其二,对于在一个记分周期内记满12分的驾驶人,《机动车驾驶证申领和使用规定》第58条第2款前半段规定:”机动车驾驶人应当在十五日内到机动车驾驶证核发地或者违法行为地公安机关交通管理部门参加为期七日的道路交通安全法律、法规和相关知识学习。”有学者指出,在实践中,各地公安交通管理部门都是以举办学习班、强制集中学习的形式来完成教育培训任务,由于该规定学习时间长,在一定程度上限制了驾驶人的人身自由,实际上相当于自由罚[6]。虽然这种认定”自由罚”的说法很牵强,但这种长时间强制学习的形式对需要进行学习的人的时间、精力的消耗的确是相当大的。在台湾地区,半年内驾照记点①达6点的,将会被吊扣驾照一个月并需要上道路安全课程三个小时;相比之下,《机动车驾驶证申领和使用规定》规定的为期七天的学习是相当长的。

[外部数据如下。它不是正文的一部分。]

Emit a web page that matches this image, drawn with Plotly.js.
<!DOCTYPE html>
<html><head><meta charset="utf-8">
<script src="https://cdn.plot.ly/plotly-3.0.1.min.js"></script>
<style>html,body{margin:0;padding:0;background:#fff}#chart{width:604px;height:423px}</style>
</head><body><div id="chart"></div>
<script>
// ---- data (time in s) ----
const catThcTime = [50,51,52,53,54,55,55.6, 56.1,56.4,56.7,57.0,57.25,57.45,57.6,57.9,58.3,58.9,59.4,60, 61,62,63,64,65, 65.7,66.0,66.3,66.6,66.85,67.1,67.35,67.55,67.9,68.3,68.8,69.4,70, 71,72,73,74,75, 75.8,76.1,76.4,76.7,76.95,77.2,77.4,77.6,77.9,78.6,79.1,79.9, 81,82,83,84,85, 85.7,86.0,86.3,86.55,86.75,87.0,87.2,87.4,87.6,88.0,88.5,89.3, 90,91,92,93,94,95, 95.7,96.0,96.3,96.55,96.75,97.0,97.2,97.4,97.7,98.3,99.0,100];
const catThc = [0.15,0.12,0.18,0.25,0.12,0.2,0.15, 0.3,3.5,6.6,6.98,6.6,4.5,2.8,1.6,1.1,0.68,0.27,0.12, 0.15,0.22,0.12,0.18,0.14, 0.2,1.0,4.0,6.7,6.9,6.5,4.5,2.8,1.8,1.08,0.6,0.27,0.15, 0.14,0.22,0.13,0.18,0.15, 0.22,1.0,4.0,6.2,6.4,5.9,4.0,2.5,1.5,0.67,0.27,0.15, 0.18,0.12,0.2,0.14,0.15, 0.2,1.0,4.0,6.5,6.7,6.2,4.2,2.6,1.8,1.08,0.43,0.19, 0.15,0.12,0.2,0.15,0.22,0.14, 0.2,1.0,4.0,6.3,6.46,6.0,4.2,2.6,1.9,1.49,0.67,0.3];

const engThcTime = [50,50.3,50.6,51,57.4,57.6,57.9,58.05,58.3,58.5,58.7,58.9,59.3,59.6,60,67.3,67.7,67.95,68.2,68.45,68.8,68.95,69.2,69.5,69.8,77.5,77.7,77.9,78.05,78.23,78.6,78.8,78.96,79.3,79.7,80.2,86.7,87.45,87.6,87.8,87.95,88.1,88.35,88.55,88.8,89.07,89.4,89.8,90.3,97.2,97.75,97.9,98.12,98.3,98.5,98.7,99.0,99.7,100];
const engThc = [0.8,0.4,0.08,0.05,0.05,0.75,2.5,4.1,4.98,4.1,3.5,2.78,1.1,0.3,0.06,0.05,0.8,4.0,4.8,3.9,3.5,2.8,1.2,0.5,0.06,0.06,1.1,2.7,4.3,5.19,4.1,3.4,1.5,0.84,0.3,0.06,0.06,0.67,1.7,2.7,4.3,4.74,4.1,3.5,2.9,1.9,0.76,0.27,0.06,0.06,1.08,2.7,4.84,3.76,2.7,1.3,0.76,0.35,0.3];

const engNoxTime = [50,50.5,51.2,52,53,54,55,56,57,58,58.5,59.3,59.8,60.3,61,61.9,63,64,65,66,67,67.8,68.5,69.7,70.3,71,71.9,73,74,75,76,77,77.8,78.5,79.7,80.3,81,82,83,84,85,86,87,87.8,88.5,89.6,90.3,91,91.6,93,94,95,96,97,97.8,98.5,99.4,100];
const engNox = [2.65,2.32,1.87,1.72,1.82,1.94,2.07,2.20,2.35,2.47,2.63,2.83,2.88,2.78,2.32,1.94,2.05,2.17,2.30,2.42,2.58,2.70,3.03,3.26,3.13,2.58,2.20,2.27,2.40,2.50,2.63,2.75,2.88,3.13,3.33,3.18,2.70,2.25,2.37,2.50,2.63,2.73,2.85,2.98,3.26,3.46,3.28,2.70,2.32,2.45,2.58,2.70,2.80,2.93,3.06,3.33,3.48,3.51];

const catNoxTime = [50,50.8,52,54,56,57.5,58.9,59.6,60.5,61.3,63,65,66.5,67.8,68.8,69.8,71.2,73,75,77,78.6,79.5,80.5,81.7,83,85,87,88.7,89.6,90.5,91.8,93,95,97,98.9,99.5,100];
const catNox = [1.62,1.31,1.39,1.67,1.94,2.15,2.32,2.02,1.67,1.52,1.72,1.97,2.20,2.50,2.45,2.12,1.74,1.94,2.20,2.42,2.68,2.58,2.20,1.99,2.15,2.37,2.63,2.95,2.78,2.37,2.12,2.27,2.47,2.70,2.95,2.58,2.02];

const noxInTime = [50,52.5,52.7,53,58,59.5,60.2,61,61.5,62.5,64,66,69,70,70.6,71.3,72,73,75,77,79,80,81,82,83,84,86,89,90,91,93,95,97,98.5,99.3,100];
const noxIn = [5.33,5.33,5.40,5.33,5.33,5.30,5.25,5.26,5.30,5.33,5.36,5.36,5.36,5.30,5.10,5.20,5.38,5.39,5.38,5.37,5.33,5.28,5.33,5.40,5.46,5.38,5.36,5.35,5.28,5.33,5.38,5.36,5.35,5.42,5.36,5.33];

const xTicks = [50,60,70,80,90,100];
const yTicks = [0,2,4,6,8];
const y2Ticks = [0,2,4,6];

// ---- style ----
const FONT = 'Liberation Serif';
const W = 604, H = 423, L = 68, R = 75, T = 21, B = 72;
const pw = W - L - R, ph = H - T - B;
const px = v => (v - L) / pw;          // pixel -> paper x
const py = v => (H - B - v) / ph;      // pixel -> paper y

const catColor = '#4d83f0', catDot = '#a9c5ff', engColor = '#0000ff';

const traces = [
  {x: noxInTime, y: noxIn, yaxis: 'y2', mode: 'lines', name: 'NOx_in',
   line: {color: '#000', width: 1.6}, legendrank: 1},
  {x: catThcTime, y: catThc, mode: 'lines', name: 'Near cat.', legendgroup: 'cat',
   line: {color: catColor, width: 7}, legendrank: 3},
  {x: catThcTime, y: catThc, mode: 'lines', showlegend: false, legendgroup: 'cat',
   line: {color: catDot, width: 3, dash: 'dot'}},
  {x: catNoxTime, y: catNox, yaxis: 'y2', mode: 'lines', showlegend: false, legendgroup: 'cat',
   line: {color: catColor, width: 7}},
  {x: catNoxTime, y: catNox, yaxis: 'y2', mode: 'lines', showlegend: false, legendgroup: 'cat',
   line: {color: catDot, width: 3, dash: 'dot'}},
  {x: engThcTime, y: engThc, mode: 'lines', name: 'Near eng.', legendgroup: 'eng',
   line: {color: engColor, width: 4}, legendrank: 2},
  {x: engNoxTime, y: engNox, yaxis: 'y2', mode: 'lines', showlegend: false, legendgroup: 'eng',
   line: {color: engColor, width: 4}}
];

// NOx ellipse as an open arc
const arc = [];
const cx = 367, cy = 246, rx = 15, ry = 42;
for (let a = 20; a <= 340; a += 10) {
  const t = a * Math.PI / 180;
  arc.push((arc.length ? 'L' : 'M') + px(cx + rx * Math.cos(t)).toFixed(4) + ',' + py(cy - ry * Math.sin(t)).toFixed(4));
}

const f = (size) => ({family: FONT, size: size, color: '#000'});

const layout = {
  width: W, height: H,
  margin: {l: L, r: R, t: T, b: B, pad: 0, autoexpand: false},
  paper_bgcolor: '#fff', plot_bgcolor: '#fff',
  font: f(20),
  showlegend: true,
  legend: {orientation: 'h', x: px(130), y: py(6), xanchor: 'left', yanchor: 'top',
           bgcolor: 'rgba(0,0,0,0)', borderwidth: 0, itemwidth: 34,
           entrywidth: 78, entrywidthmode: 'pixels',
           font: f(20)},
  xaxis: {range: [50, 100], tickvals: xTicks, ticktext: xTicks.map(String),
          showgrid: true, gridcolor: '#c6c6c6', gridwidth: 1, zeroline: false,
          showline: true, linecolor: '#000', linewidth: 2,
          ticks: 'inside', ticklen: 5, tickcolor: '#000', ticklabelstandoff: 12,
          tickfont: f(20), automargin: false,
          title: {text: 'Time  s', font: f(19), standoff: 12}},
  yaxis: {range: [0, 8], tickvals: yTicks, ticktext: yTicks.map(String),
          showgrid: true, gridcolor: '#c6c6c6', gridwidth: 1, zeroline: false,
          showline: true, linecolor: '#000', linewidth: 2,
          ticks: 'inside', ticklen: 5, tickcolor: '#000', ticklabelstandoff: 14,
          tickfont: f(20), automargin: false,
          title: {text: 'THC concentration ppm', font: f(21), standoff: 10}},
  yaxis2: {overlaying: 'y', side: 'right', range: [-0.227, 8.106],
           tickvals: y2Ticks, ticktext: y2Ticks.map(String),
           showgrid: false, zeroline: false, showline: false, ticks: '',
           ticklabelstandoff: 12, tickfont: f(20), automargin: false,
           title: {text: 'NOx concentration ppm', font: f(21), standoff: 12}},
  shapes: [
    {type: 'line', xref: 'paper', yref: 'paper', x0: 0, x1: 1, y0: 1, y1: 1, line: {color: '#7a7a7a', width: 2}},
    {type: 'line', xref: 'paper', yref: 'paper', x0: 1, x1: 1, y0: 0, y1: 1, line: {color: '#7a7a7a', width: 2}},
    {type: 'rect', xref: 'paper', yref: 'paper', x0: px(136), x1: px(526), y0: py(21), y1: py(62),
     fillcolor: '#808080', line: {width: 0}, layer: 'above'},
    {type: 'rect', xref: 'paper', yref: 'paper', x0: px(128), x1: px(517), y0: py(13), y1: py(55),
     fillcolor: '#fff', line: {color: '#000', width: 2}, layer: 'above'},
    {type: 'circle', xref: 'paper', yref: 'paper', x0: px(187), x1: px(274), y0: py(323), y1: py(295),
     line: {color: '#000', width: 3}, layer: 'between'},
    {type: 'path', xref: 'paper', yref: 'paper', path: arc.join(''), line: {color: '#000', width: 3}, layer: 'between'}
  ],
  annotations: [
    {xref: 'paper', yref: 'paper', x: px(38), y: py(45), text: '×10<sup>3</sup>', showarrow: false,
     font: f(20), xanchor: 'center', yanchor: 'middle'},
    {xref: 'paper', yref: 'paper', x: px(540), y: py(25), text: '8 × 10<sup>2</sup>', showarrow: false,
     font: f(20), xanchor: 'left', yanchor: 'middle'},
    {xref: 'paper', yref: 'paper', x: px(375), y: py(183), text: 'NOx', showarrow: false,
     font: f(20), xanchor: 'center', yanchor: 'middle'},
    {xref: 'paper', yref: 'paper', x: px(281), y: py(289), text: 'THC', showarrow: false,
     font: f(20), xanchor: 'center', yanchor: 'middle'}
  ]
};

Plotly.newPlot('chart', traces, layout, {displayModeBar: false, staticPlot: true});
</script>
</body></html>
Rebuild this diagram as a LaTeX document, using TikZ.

这种”学习”虽然不是处罚,但明显地带有惩罚意味。
其三,《机动车驾驶证申领和使用规定》第88条中规定,”机动车驾驶证被依法扣押、扣留或者暂扣期间,采用隐瞒、欺骗手段补领机动车驾驶证的”是要被处以罚款并被收回证件的。从文本解释的角度看,”扣留”与”依法扣押”、”暂扣”平行列举,是将这三者同类对待;而后二者属于行政处罚的范围。
其四,在2013年公安部交管局下发的《关于根据交通技术监控记录资料处理交通违法行为的指导意见》(下称《指导意见》)中,”严格违法记分管理”一节下有如下表述:”经调查,不能确定机动车驾驶人的,对机动车所有人、管理人依法实施处罚。”通过这一表述,不难看出,至少交管局对于”记分”是定性为处罚的。亦即,部分行政主体对于累积记分也是视为是行政处罚的内容的。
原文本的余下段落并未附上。